The exercise
Write out again, unaltered, the lines from the start through the line containing "(cit.north west) ..".

Supplied information
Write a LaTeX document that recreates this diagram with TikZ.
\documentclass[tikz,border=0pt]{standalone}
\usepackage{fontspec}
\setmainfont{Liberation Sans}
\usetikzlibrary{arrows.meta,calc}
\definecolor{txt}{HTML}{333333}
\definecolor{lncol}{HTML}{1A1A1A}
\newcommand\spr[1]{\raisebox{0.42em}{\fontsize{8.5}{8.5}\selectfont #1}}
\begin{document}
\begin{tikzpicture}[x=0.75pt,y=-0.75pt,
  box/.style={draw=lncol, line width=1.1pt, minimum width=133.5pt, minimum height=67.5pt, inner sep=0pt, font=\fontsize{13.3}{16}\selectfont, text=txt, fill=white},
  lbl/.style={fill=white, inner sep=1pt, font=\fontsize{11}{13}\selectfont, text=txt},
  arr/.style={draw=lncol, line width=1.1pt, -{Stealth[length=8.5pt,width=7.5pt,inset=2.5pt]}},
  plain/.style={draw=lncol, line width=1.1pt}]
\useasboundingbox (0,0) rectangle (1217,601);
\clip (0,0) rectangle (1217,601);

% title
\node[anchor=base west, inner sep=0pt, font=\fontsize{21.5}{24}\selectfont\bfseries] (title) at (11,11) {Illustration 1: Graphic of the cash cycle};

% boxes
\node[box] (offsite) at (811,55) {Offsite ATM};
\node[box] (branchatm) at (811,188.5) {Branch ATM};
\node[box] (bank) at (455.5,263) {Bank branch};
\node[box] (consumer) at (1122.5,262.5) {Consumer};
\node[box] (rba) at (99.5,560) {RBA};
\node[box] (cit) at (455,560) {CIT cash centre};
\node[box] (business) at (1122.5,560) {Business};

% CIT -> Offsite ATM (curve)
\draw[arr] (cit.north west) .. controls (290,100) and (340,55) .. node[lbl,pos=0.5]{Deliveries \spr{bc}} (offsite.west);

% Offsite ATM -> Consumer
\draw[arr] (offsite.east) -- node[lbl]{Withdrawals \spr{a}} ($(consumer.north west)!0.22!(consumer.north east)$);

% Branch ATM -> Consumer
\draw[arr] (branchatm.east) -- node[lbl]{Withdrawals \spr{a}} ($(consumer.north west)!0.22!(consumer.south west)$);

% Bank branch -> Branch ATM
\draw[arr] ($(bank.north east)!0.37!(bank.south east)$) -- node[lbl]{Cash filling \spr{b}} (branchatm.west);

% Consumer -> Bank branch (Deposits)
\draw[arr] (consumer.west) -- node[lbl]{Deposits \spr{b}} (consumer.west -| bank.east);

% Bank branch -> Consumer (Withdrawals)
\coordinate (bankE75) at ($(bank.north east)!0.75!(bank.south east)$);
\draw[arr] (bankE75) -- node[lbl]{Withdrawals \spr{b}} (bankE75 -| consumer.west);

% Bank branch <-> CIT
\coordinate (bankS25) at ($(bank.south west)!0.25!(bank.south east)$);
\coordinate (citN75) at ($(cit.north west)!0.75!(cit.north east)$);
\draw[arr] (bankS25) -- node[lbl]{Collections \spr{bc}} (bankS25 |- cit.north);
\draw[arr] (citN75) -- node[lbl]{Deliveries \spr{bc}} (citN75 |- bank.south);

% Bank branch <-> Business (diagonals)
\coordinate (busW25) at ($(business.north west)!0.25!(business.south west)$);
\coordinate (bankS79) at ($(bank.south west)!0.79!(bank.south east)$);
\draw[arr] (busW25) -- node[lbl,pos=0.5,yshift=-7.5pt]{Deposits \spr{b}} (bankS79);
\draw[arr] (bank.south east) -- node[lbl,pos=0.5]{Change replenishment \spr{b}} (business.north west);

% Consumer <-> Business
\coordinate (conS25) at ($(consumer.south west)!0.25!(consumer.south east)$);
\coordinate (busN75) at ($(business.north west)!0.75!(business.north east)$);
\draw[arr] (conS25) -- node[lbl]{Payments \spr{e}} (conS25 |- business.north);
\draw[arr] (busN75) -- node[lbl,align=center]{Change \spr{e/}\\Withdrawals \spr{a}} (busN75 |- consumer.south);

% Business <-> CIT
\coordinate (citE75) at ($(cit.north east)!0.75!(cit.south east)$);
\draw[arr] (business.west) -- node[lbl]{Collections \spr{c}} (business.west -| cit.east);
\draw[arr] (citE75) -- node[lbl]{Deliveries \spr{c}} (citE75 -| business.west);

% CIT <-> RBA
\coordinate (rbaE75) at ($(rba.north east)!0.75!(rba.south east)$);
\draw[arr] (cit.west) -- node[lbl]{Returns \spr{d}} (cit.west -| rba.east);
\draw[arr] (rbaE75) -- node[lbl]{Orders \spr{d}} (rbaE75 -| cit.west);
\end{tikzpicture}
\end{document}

Task output
Write a LaTeX document that recreates this diagram with TikZ.
\documentclass[tikz,border=0pt]{standalone}
\usepackage{fontspec}
\setmainfont{Liberation Sans}
\usetikzlibrary{arrows.meta,calc}
\definecolor{txt}{HTML}{333333}
\definecolor{lncol}{HTML}{1A1A1A}
\newcommand\spr[1]{\raisebox{0.42em}{\fontsize{8.5}{8.5}\selectfont #1}}
\begin{document}
\begin{tikzpicture}[x=0.75pt,y=-0.75pt,
  box/.style={draw=lncol, line width=1.1pt, minimum width=133.5pt, minimum height=67.5pt, inner sep=0pt, font=\fontsize{13.3}{16}\selectfont, text=txt, fill=white},
  lbl/.style={fill=white, inner sep=1pt, font=\fontsize{11}{13}\selectfont, text=txt},
  arr/.style={draw=lncol, line width=1.1pt, -{Stealth[length=8.5pt,width=7.5pt,inset=2.5pt]}},
  plain/.style={draw=lncol, line width=1.1pt}]
\useasboundingbox (0,0) rectangle (1217,601);
\clip (0,0) rectangle (1217,601);

% title
\node[anchor=base west, inner sep=0pt, font=\fontsize{21.5}{24}\selectfont\bfseries] (title) at (11,11) {Illustration 1: Graphic of the cash cycle};

% boxes
\node[box] (offsite) at (811,55) {Offsite ATM};
\node[box] (branchatm) at (811,188.5) {Branch ATM};
\node[box] (bank) at (455.5,263) {Bank branch};
\node[box] (consumer) at (1122.5,262.5) {Consumer};
\node[box] (rba) at (99.5,560) {RBA};
\node[box] (cit) at (455,560) {CIT cash centre};
\node[box] (business) at (1122.5,560) {Business};

% CIT -> Offsite ATM (curve)
\draw[arr] (cit.north west) .. controls (290,100) and (340,55) .. node[lbl,pos=0.5]{Deliveries \spr{bc}} (offsite.west);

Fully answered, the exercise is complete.